“And Jacob said, O God of my father Abraham, and God of my father Isaac, the Lord which saidst unto me, Return unto thy country, and to thy kindred, and I will deal well with thee: I am not worthy of the least of all the mercies, and of all the truth, which thou hast shewed unto thy servant; for with my staff I passed over this Jordan; and now I am become two bands. Deliver me, I pray thee, from the hand of my brother, from the hand of Esau: for I fear him, lest he will come and smite me, and the mother with the children. And thou saidst, I will surely do thee good, and make thy seed as the sand of the sea, which cannot be numbered for multitude” (Genesis 32:9-12).
Jacob provides one of the earliest examples of prayer in God’s Word. Here’s what I noticed:
- It is short, sincere, and straight (focused on getting an answer).
- It is considered one of the greatest prayers in Scripture.
- It was prayed by a man weak in faith.
- It was prayed in desperation and fear.

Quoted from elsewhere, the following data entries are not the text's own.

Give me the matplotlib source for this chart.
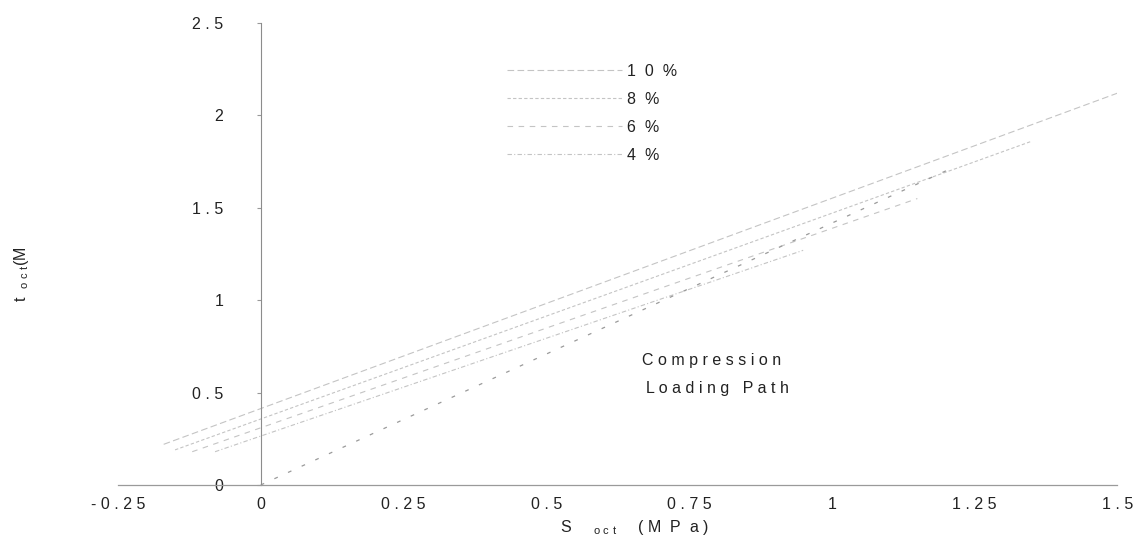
import matplotlib
matplotlib.use("Agg")
import matplotlib.pyplot as plt

plt.rcParams["font.family"] = ["Liberation Sans", "DejaVu Sans"]

# failure envelopes (s_oct, t_oct in MPa)
x10 = [-0.17, 1.50]
y10 = [0.22, 2.12]
x8 = [-0.15, 1.35]
y8 = [0.19, 1.86]
x6 = [-0.12, 1.15]
y6 = [0.18, 1.55]
x4 = [-0.08, 0.95]
y4 = [0.18, 1.27]
labels = ["1  0  %", "8  %", "6  %", "4  %"]

# compression loading path
x_path = [0.0, 1.2]
y_path = [0.0, 1.70]

xticks = [-0.25, 0, 0.25, 0.5, 0.75, 1, 1.25, 1.5]
xticklabels = ["- 0 . 2 5", "0", "0 . 2 5", "0 . 5", "0 . 7 5", "1", "1 . 2 5", "1 . 5"]
yticks = [0, 0.5, 1, 1.5, 2, 2.5]
yticklabels = ["0", "0 . 5", "1", "1 . 5", "2", "2 . 5"]

fig = plt.figure(figsize=(11.4, 5.48), dpi=100)
ax = fig.add_axes([0.1035, 0.115, 0.8765, 0.843])

styles = [(0, (6, 3)), (0, (3, 2)), (0, (5, 5)), (0, (4, 2, 1, 2))]
for (xs, ys), lab, ls in zip([(x10, y10), (x8, y8), (x6, y6), (x4, y4)], labels, styles):
    ax.plot(xs, ys, color="#c4c4c4", lw=0.8, linestyle=ls, label=lab)

ax.plot(x_path, y_path, color="#9a9a9a", lw=0.9, linestyle=(0, (3, 9)))

ax.set_xlim(-0.25, 1.5)
ax.set_ylim(0, 2.5)

for s in ["top", "right"]:
    ax.spines[s].set_visible(False)
ax.spines["left"].set_position(("data", 0))
ax.spines["left"].set_color("#8c8c8c")
ax.spines["left"].set_linestyle((0, (4, 1)))
ax.spines["left"].set_linewidth(0.8)
ax.spines["bottom"].set_color("#9a9a9a")
ax.spines["bottom"].set_linestyle((0, (6, 1)))
ax.spines["bottom"].set_linewidth(0.9)

ax.set_xticks(xticks)
ax.set_xticklabels(xticklabels)
ax.set_yticks(yticks)
ax.set_yticklabels(yticklabels)
ax.tick_params(axis="x", length=0, pad=9, labelsize=11.5, labelcolor="#222222")
ax.tick_params(axis="y", length=3, color="#999999", pad=24, labelsize=11.5, labelcolor="#222222")

ax.text(0.79, 0.65, "C o m p r e s s i o n", fontsize=11.5, color="#222222", ha="center")
ax.text(0.80, 0.50, "L o a d i n g   P a t h", fontsize=11.5, color="#222222", ha="center")

ax.legend(loc="upper left", bbox_to_anchor=(0.432, 0.91), bbox_transform=fig.transFigure,
          frameon=False, handlelength=7.2, labelspacing=0.82, handletextpad=0.3,
          fontsize=11.5, labelcolor="#222222")

fig.text(0.557, 0.02, r"S     $_{\mathregular{o\ c\ t}}$     ( M  P  a )", fontsize=11.5,
         color="#222222", ha="center", va="bottom")
fig.text(0.019, 0.50, r"t  $_{\mathregular{o\ c\ t}}$(M", fontsize=11.5, color="#222222",
         rotation=90, ha="center", va="center")

fig.savefig("out.png", dpi=100)
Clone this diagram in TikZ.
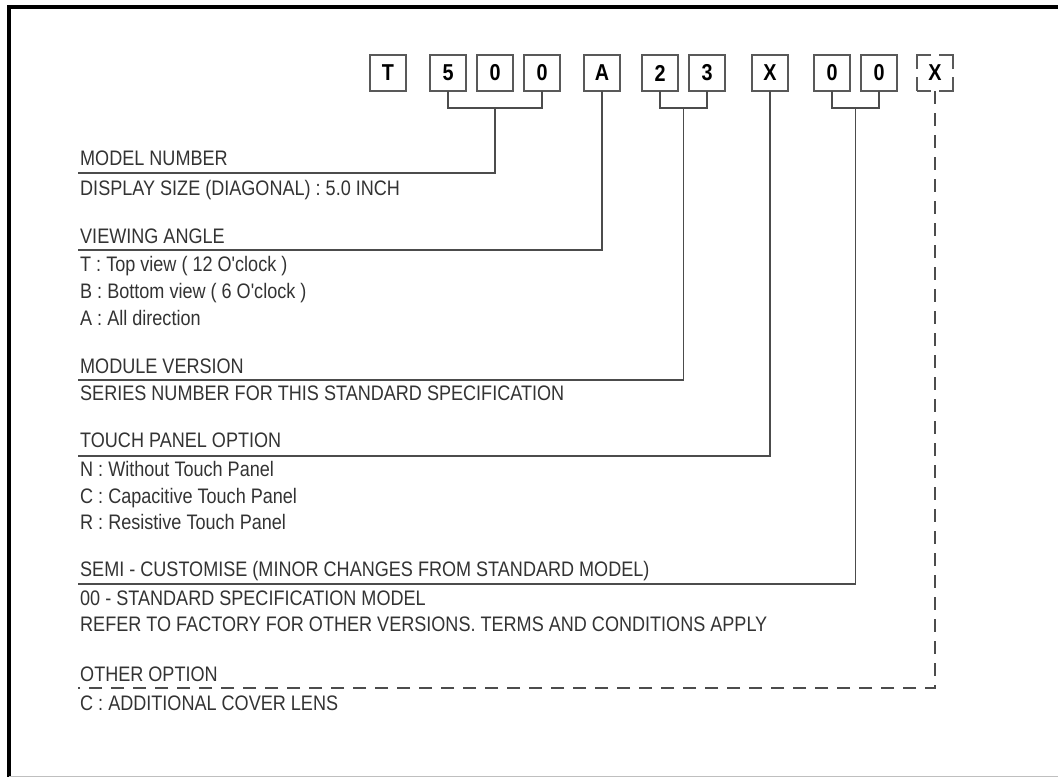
\documentclass[tikz,border=0pt]{standalone}
\usepackage{fontspec}
\newfontfamily\lblfont[FakeStretch=0.86]{Liberation Sans}
\usetikzlibrary{positioning, calc}

\begin{document}
\begin{tikzpicture}[x=1pt, y=-1pt,
    node distance=11pt,
    chr/.style={draw=black!65, line width=1.6pt, outer sep=0pt, minimum width=36pt, minimum height=36pt, inner sep=0pt, font=\lblfont\bfseries\fontsize{23}{23}\selectfont},
    chrdash/.style={chr, dash pattern=on 28pt off 8pt, dash phase=14pt},
    lbl/.style={anchor=base west, inner sep=0pt, text=black!80, font=\lblfont\fontsize{21}{21}\selectfont},
    conn/.style={draw=black!70, line width=1.6pt},
    connd/.style={conn, dash pattern=on 13pt off 9pt}
  ]
  \useasboundingbox (0,0) rectangle (1058,777);

  % Rahmen
  \draw[line width=3.5pt] (1058,7) -- (9,7) -- (9,777);
  \draw[black!25, line width=1pt] (9,776) -- (1058,776);

  % Kaestchen der Typenbezeichnung
  \node[chr] (cT) at (388,73) {T};
  \node[chr, right=24pt of cT] (c5) {5};
  \node[chr, right=of c5] (c0a) {0};
  \node[chr, right=of c0a] (c0b) {0};
  \node[chr, right=24pt of c0b] (cA) {A};
  \node[chr, right=22pt of cA] (c2) {2};
  \node[chr, right=of c2] (c3) {3};
  \node[chr, right=27pt of c3] (cX) {X};
  \node[chr, right=26pt of cX] (c0c) {0};
  \node[chr, right=of c0c] (c0d) {0};
  \node[chrdash, right=20pt of c0d] (cXd) {X};

  % Beschriftungen
  \node[lbl] (tModel) at (80,165) {MODEL NUMBER};
  \node[lbl] (tSize) at (80,195) {DISPLAY SIZE (DIAGONAL) : 5.0 INCH};
  \node[lbl] (tView) at (80,243) {VIEWING ANGLE};
  \node[lbl] (tTop) at (80,271) {T : Top view ( 12 O'clock )};
  \node[lbl] (tBottom) at (80,298) {B : Bottom view ( 6 O'clock )};
  \node[lbl] (tAll) at (80,325) {A : All direction};
  \node[lbl] (tModule) at (80,373) {MODULE VERSION};
  \node[lbl] (tSeries) at (80,400) {SERIES NUMBER FOR THIS STANDARD SPECIFICATION};
  \node[lbl] (tTouch) at (80,447) {TOUCH PANEL OPTION};
  \node[lbl] (tNone) at (80,476) {N : Without Touch Panel};
  \node[lbl] (tCap) at (80,503) {C : Capacitive Touch Panel};
  \node[lbl] (tRes) at (80,529) {R : Resistive Touch Panel};
  \node[lbl] (tSemi) at (80,576) {SEMI - CUSTOMISE (MINOR CHANGES FROM STANDARD MODEL)};
  \node[lbl] (tStd) at (80,605) {00 - STANDARD SPECIFICATION MODEL};
  \node[lbl] (tRefer) at (80,631) {REFER TO FACTORY FOR OTHER VERSIONS. TERMS AND CONDITIONS APPLY};
  \node[lbl] (tOther) at (80,681) {OTHER OPTION};
  \node[lbl] (tLens) at (80,710) {C : ADDITIONAL COVER LENS};

  % Enden der Fuehrungslinien
  \coordinate (eModel) at (78,173);
  \coordinate (eView) at (78,250);
  \coordinate (eModule) at (78,380);
  \coordinate (eTouch) at (78,456);
  \coordinate (eSemi) at (78,584);
  \coordinate (eOther) at (78,688);

  % Klammern
  \draw[conn] (c5.south) -- ++(0,17) -| (c0b.south);
  \draw[conn] (c2.south) -- ++(0,17) -| (c3.south);
  \draw[conn] (c0c.south) -- ++(0,17) -| (c0d.south);

  % Fuehrungslinien
  \draw[conn] ($(c0a.south)+(0,17)$) |- (eModel);
  \draw[conn] (cA.south) |- (eView);
  \draw[conn] ($(c2.south)!0.5!(c3.south)+(0,17)$) |- (eModule);
  \draw[conn] (cX.south) |- (eTouch);
  \draw[conn] ($(c0c.south)!0.5!(c0d.south)+(0,17)$) |- (eSemi);
  \draw[connd] (cXd.south) |- (eOther);
\end{tikzpicture}
\end{document}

Both should drive us to our knees.
- It was an appeal to God as standing in a covenant relationship.
- It rested totally in God’s character.
- It exposed his knowledge of God’s ways.
- It encouraged him through remembering what God had already done.
One of the merits of pleading the promises is “the best we can say to God in prayer is what He has said to us.” God’s promises “furnish us with the best petitions, so they are the firmest ground of our hopes” (Matthew Henry).